In each case, $y$ cannot be $0$, because otherwise it would follow from claim 1 that each $f_{k+n}(x)(n \in \mathbb N)$ would be $0$, which would contradict claim 2. Now, take a natural number $c$ such that all three numbers ${bc\over k}$, ${ck\over x^2}$ and ${c\over x^2}$ are integers and consider the sequence
$g_n=\begin{cases}f_k(x) & \text{if }n=0\\ \dfrac{c^n}{k(k+1)\cdots(k+n-1)}f_{k+n}(x) & \text{otherwise.}\end{cases}$
Then
$g_0=f_k(x)=ay\in\mathbb{Z} y \text{ and }g_1=\frac ckf_{k+1}(x)=\frac{bc}ky\in\mathbb{Z}y.$
On the other hand, it follows from claim 1 that
$\begin{align} g_{n+2}&=\frac{c^{n+2}}{x^2k(k+1)\cdots(k+n-1)}\cdot\frac{x^2}{(k+n)(k+n+1)}f_{k+n+2}(x)\\[5pt] & =\frac{c^{n+2}}{x^2k(k+1)\cdots(k+n-1)}f_{k+n+1}(x)-\frac{c^{n+2}}{x^2k(k+1)\cdots(k+n-1)}f_{k+n}(x)\\[5pt] &=\frac{c(k+n)}{x^2}g_{n+1}-\frac{c^2}{x^2}g_n\\[5pt] &=\left(\frac{ck}{x^2}+\frac c{x^2}n\right)g_{n+1}-\frac{c^2}{x^2}g_n, \end{align}$
which is a linear combination of $g_{n+1}$and $g_n$ with integer coefficients.
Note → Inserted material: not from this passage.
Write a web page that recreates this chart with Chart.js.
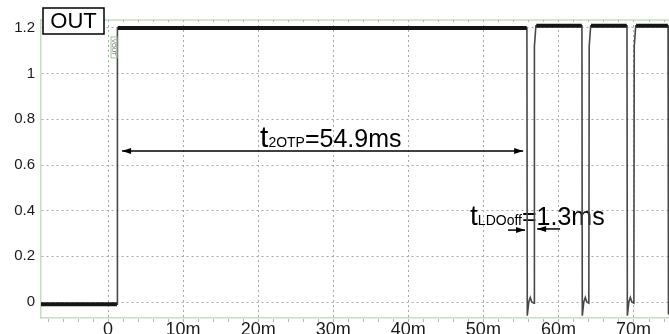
<!DOCTYPE html>
<html>
<head>
<meta charset="utf-8">
<title>OUT waveform</title>
<script src="https://cdn.jsdelivr.net/npm/chart.js@4.4.1/dist/chart.umd.min.js"></script>
<style>
  html, body { margin: 0; padding: 0; background: #fff; }
  #wrap { width: 669px; height: 334px; }
</style>
</head>
<body>
<div id="wrap"><canvas id="scopeChart" width="669" height="334"></canvas></div>
<script>
// Scope capture of the OUT pin (time in ms, level in V)
const traceTime = [-8.93, 1.2, 1.25, 55.8, 55.85, 56.05, 56.25, 56.45, 56.75, 56.8, 57.0,
  63.13, 63.18, 63.38, 63.58, 63.78, 64.05, 64.1, 64.3,
  69.13, 69.18, 69.38, 69.58, 69.78, 70.05, 70.1, 70.3,
  74.6, 74.66];
const traceVolts = [-0.01, -0.01, 1.2, 1.2, -0.06, 0.0, 0.02, 0.0, -0.005, 1.12, 1.21,
  1.21, -0.06, 0.0, 0.02, 0.0, -0.005, 1.12, 1.21,
  1.21, -0.06, 0.0, 0.02, 0.0, -0.005, 1.12, 1.21,
  1.21, -0.055];

// Flat (noisy) stretches of the trace, drawn as a thicker band
const bandTime = [-8.93, 1.18, 1.2, 1.3, 55.78, 55.8, 57.05, 63.1, 63.12, 64.35, 69.1, 69.12, 70.35, 74.58];
const bandVolts = [-0.01, -0.01, null, 1.2, 1.2, null, 1.21, 1.21, null, 1.21, 1.21, null, 1.21, 1.21];

// Axis ticks
const xTickValues = [0, 10, 20, 30, 40, 50, 60, 70];
const xTickLabels = ['0', '10m', '20m', '30m', '40m', '50m', '60m', '70m'];
const yTickValues = [0, 0.2, 0.4, 0.6, 0.8, 1, 1.2];
const yTickLabels = ['0', '0.2', '0.4', '0.6', '0.8', '1', '1.2'];

const xMin = -8.93, xMax = 74.73;
const yMin = -0.07, yMax = 1.235;
const minorStep = 2;

const axisGreen = '#c5dcc5';
const gridGrey = '#a8a8a8';
const fontFamily = '"Liberation Sans", Arial, sans-serif';

function toPoints(xs, ys) {
  return xs.map((x, i) => ({ x: x, y: ys[i] }));
}

// Arrow with filled heads (data coords for x and y)
function drawArrow(ctx, xs, ys, x1, x2, yv, headStart, headEnd) {
  const px1 = xs.getPixelForValue(x1);
  const px2 = xs.getPixelForValue(x2);
  const py = ys.getPixelForValue(yv);
  ctx.save();
  ctx.strokeStyle = '#000';
  ctx.fillStyle = '#000';
  ctx.lineWidth = 1.5;
  ctx.beginPath();
  ctx.moveTo(px1, py);
  ctx.lineTo(px2, py);
  ctx.stroke();
  const head = (tipX, dir) => {
    ctx.beginPath();
    ctx.moveTo(tipX, py);
    ctx.lineTo(tipX - dir * 9, py - 3);
    ctx.lineTo(tipX - dir * 9, py + 3);
    ctx.closePath();
    ctx.fill();
  };
  const dir = px2 > px1 ? 1 : -1;
  if (headEnd) head(px2, dir);
  if (headStart) head(px1, -dir);
  ctx.restore();
}

// Text like t<sub>xx</sub>=value, left aligned on one baseline
function drawSubText(ctx, xs, ys, xv, yv, parts) {
  let px = xs.getPixelForValue(xv);
  const py = ys.getPixelForValue(yv);
  ctx.save();
  ctx.fillStyle = '#000';
  ctx.textBaseline = 'alphabetic';
  ctx.textAlign = 'left';
  parts.forEach(p => {
    ctx.font = `${p.size}px ${fontFamily}`;
    ctx.fillText(p.text, px, py);
    px += ctx.measureText(p.text).width;
  });
  ctx.restore();
}

const scopeDecor = {
  id: 'scopeDecor',
  beforeDatasetsDraw(chart) {
    const { ctx, chartArea } = chart;
    const xs = chart.scales.x, ys = chart.scales.y;

    // top frame line + minor ticks on top and bottom
    ctx.save();
    ctx.strokeStyle = axisGreen;
    ctx.lineWidth = 1.5;
    ctx.beginPath();
    ctx.moveTo(chartArea.left, chartArea.top);
    ctx.lineTo(chartArea.right, chartArea.top);
    ctx.stroke();
    ctx.strokeStyle = '#a9bfa9';
    ctx.lineWidth = 1;
    for (let t = Math.ceil(xMin / minorStep) * minorStep; t <= xMax; t += minorStep) {
      const px = Math.round(xs.getPixelForValue(t)) + 0.5;
      ctx.beginPath();
      ctx.moveTo(px, chartArea.top);
      ctx.lineTo(px, chartArea.top + 2);
      ctx.moveTo(px, chartArea.bottom + 1);
      ctx.lineTo(px, chartArea.bottom + 4);
      ctx.stroke();
    }
    ctx.restore();

    // t2OTP annotation
    drawArrow(ctx, xs, ys, 1.87, 55.3, 0.661, true, true);
    drawSubText(ctx, xs, ys, 20.25, 0.679, [
      { text: 't', size: 30 },
      { text: '2OTP', size: 14 },
      { text: '=54.9ms', size: 25 }
    ]);

    // tLDOoff annotation
    drawArrow(ctx, xs, ys, 53.28, 55.55, 0.315, false, true);
    drawArrow(ctx, xs, ys, 60.22, 57.16, 0.32, false, true);
    drawSubText(ctx, xs, ys, 48.23, 0.337, [
      { text: 't', size: 28 },
      { text: 'LDOoff', size: 14 },
      { text: '=1.3ms', size: 25 }
    ]);
  },
  afterDraw(chart) {
    const { ctx, chartArea } = chart;
    const xs = chart.scales.x, ys = chart.scales.y;

    // channel marker next to the rising edge
    const vx = xs.getPixelForValue(0.8);
    const vy = ys.getPixelForValue(1.115);
    ctx.save();
    ctx.strokeStyle = '#9cc79c';
    ctx.lineWidth = 1;
    ctx.strokeRect(vx - 3, vy - 10.5, 6, 21);
    ctx.translate(vx, vy);
    ctx.rotate(Math.PI / 2);
    ctx.fillStyle = '#666';
    ctx.font = `6px ${fontFamily}`;
    ctx.textAlign = 'center';
    ctx.textBaseline = 'middle';
    ctx.fillText('VOUT', 0, 0);
    ctx.restore();

    // OUT label box
    ctx.save();
    const bx = chartArea.left + 2, by = 8, bw = 61, bh = 26;
    ctx.fillStyle = '#fff';
    ctx.fillRect(bx, by, bw, bh);
    ctx.strokeStyle = '#000';
    ctx.lineWidth = 1.5;
    ctx.strokeRect(bx, by, bw, bh);
    ctx.fillStyle = '#000';
    ctx.font = `22px ${fontFamily}`;
    ctx.textAlign = 'center';
    ctx.textBaseline = 'middle';
    ctx.fillText('OUT', bx + bw / 2, by + bh / 2 + 1);
    ctx.restore();
  }
};

function initScopeChart() {
  const ctx = document.getElementById('scopeChart').getContext('2d');
  new Chart(ctx, {
    type: 'line',
    data: {
      datasets: [
        {
          data: toPoints(bandTime, bandVolts),
          borderColor: '#151515',
          borderWidth: 4,
          pointRadius: 0,
          tension: 0,
          spanGaps: false
        },
        {
          data: toPoints(traceTime, traceVolts),
          borderColor: '#484848',
          borderWidth: 1.6,
          pointRadius: 0,
          tension: 0
        }
      ]
    },
    options: {
      responsive: false,
      animation: false,
      devicePixelRatio: 1,
      layout: { padding: { top: 20, right: 0, left: 0, bottom: 0 } },
      plugins: {
        legend: { display: false },
        tooltip: { enabled: false }
      },
      scales: {
        x: {
          type: 'linear',
          min: xMin,
          max: xMax,
          afterBuildTicks: scale => { scale.ticks = xTickValues.map(v => ({ value: v })); },
          afterFit: scale => { scale.height = 16; },
          grid: { color: gridGrey, lineWidth: 1, drawTicks: false },
          border: { color: axisGreen, width: 1.5, dash: [2, 3] },
          ticks: {
            padding: 1,
            color: '#1a1a1a',
            font: { family: fontFamily, size: 18 },
            maxRotation: 0,
            autoSkip: false,
            callback: value => {
              const i = xTickValues.indexOf(value);
              return i >= 0 ? xTickLabels[i] : '';
            }
          }
        },
        y: {
          min: yMin,
          max: yMax,
          afterBuildTicks: scale => { scale.ticks = yTickValues.map(v => ({ value: v })); },
          afterFit: scale => { scale.width = 41; },
          grid: { color: gridGrey, lineWidth: 1, drawTicks: false },
          border: { color: axisGreen, width: 1.5, dash: [2, 3] },
          ticks: {
            padding: 6,
            color: '#1a1a1a',
            font: { family: fontFamily, size: 15 },
            callback: value => {
              const i = yTickValues.indexOf(value);
              return i >= 0 ? yTickLabels[i] : '';
            }
          }
        }
      }
    },
    plugins: [scopeDecor]
  });
}

document.addEventListener('DOMContentLoaded', initScopeChart);
</script>
</body>
</html>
Therefore, each $g_n$ is an integer multiple of $y$. Besides, it follows from claim 2 that each $g_n$ is greater than $0$ (and therefore that $g_n ≥ |y|$) if $n$ is large enough and that the sequence of all $g_n$'s converges to $0$. But a sequence of numbers greater than or equal to $|y|$ cannot converge to $0.$
Since $f_{1/2}(π/4) = \cos(π/2) = 0,$ it follows from claim 3 that $π^2/16$ is irrational and therefore that $π$ is irrational.
I think this might clarify.
Claim 2 asserts that $\lim_{m\to\infty}f_m(x)=1$. Using the definition of limit with $\epsilon=1$, there is some integer $M$ for which $m>M$ implies $f_m(x)>1-1=0$. Thus for any fixed $k$, $f_{k+n}(x)>0$ if $n$ is large enough to ensure that $k+n>M$.
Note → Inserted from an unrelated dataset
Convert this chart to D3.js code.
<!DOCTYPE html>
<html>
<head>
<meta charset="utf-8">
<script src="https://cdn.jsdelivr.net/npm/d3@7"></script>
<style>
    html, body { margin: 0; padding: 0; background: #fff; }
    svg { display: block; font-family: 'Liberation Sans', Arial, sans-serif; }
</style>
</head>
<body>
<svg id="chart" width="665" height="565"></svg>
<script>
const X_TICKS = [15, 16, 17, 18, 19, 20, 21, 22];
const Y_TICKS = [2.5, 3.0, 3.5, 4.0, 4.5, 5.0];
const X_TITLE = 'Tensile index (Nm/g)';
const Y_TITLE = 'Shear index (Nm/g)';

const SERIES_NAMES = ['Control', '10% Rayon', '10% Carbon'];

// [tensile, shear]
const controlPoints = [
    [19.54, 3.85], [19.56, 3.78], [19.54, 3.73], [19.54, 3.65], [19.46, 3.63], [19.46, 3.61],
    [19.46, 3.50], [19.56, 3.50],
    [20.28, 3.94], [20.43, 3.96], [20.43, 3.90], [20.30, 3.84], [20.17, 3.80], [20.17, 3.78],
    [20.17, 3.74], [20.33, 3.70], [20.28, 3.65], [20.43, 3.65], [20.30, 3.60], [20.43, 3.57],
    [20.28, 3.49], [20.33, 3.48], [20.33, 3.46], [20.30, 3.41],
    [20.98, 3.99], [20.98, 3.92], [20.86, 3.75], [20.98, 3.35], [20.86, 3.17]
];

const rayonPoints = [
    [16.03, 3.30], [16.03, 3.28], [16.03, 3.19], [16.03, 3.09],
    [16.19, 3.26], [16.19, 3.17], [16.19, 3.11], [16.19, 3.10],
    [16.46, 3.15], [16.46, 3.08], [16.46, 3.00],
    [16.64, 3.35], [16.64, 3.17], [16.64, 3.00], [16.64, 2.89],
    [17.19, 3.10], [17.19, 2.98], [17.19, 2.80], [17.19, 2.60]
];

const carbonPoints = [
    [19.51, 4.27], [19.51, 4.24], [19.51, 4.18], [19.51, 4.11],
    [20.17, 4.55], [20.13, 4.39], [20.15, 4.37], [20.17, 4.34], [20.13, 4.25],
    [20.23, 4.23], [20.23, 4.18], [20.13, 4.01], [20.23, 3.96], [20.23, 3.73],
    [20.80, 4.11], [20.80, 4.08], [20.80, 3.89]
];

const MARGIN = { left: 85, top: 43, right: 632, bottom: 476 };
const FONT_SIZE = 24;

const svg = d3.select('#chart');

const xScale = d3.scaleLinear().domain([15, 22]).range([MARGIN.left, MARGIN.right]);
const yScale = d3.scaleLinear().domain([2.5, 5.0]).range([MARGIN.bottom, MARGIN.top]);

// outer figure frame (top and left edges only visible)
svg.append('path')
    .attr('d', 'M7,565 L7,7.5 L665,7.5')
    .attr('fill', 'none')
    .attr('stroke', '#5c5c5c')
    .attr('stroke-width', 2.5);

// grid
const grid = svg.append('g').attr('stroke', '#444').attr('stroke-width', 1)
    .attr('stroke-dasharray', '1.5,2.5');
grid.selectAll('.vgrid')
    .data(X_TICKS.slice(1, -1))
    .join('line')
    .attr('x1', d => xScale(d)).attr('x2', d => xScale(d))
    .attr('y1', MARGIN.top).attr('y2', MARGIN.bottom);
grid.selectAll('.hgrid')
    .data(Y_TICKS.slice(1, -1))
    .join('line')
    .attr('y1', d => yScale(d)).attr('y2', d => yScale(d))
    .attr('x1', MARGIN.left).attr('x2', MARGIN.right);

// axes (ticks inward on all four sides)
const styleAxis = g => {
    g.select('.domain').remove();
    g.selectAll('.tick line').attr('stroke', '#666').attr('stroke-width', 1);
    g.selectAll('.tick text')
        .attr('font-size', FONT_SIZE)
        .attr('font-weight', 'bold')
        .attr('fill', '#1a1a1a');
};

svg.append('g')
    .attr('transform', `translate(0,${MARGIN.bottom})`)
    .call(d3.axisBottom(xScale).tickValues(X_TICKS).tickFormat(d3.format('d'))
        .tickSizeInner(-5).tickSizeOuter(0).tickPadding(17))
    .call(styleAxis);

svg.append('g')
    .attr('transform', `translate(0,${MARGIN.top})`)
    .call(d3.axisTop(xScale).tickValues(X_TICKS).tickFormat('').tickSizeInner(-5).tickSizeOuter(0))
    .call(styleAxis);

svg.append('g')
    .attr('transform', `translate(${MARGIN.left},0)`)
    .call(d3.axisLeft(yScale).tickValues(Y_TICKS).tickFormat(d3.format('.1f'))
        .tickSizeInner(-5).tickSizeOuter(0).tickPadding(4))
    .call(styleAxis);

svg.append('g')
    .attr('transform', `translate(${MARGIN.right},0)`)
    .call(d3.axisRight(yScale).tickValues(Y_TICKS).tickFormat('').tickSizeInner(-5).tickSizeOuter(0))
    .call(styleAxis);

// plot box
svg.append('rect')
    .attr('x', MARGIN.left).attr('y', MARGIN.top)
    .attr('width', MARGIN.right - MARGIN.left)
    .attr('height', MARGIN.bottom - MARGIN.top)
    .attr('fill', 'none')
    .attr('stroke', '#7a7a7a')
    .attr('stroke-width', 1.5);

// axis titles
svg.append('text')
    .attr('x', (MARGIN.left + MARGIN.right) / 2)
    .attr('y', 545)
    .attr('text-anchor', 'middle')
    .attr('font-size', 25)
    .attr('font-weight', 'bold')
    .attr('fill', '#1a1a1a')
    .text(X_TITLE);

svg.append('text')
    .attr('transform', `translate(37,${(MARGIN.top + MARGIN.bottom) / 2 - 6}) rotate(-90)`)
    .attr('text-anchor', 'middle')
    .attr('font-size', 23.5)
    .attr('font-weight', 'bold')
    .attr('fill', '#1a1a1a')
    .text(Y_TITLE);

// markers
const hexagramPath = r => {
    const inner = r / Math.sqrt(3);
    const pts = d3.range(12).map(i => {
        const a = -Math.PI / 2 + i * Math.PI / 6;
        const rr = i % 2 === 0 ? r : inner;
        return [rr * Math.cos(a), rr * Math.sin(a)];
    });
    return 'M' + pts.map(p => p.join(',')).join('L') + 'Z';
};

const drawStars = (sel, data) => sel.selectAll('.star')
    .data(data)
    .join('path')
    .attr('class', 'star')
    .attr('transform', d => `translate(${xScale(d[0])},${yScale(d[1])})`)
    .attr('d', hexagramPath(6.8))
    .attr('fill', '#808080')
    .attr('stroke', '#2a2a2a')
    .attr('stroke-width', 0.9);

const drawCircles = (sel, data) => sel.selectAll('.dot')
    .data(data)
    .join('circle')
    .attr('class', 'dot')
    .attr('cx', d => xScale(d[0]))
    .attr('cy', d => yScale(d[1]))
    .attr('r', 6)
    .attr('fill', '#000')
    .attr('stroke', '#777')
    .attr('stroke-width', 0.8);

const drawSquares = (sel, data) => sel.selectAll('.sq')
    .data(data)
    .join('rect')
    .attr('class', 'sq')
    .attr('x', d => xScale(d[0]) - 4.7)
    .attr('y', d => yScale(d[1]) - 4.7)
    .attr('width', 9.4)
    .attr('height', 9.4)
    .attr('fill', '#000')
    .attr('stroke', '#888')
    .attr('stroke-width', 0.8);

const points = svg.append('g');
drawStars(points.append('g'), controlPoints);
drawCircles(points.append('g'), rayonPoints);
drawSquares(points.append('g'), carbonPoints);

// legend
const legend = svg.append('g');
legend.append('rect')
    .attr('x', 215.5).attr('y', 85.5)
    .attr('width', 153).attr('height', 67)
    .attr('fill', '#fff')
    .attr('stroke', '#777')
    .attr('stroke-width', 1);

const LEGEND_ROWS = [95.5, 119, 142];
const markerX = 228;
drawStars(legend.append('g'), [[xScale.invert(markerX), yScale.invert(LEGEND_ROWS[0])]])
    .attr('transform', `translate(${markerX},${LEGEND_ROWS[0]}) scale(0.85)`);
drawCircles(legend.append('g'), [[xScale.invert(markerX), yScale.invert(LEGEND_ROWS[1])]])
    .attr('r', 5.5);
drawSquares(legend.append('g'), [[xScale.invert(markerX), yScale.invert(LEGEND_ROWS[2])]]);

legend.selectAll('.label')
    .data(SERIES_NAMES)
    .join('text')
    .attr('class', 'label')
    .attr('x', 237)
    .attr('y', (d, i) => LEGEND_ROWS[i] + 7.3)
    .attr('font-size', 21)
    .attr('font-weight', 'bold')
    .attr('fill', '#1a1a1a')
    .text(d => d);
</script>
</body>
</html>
Suppose $n$ is “large enough.” The number $g_n$ is a positive multiple of $f_{k+n}(x)$, so $g_n$ is also greater than zero for such large enough $n$.
The number $g_n$ was shown to be an integer multiple of $y$, and the smallest positive integer multiple of $y$ is $|y|$, so if $g_n>0$, it must be at least $|y|$. (Any smaller positive value could not be an integer multiple of $y$.)
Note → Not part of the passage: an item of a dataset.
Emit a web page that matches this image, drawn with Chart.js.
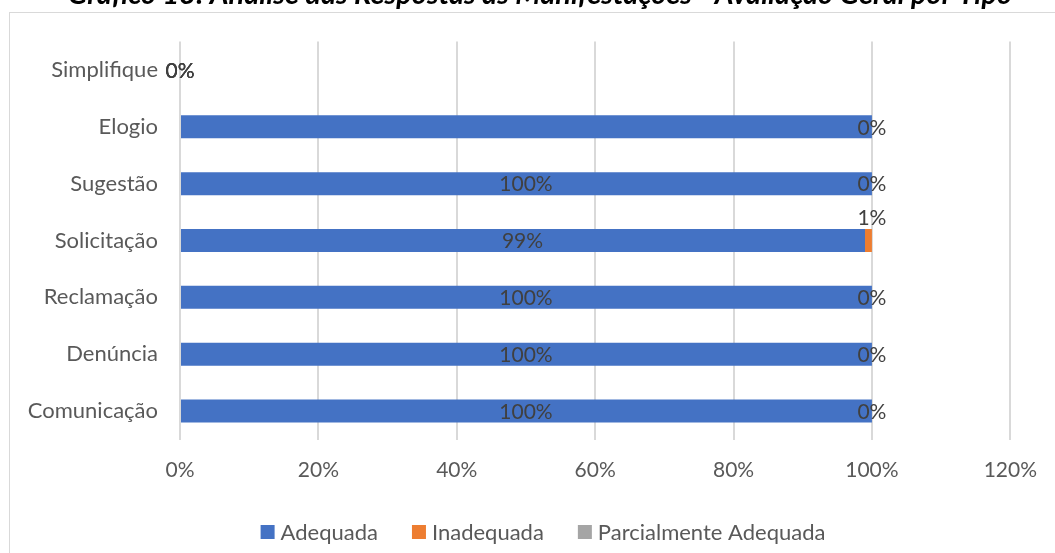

Now we have that $g_n>|y|>0$ for all “large enough” $n$, and so the sequence $g_n=f_{k+n}\cdot \dfrac{c^n}{k(k+1)\cdots(k+n-1)}$ cannot approach zero in the limit as $n\to\infty$. On the other hand, $\lim_{n\to\infty} f_{k+n} = 1$, and $\lim_{n\to\infty} \dfrac{c^n}{k(k+1)\cdots(k+n-1)} = 0$ (the new terms in the denominator eventually become and stay larger than $c$). Therefore $\lim_{n\to\infty} g_{n} = 0$, since $g_n$ is the termwise product of two sequences, one of which approaches $1$ and the other of which approaches zero.
It is here that a contradiction arises, proving Claim 3. The $g_n$ cannot approach zero, yet they do, so the presumption that Claim 3 was false is mistaken.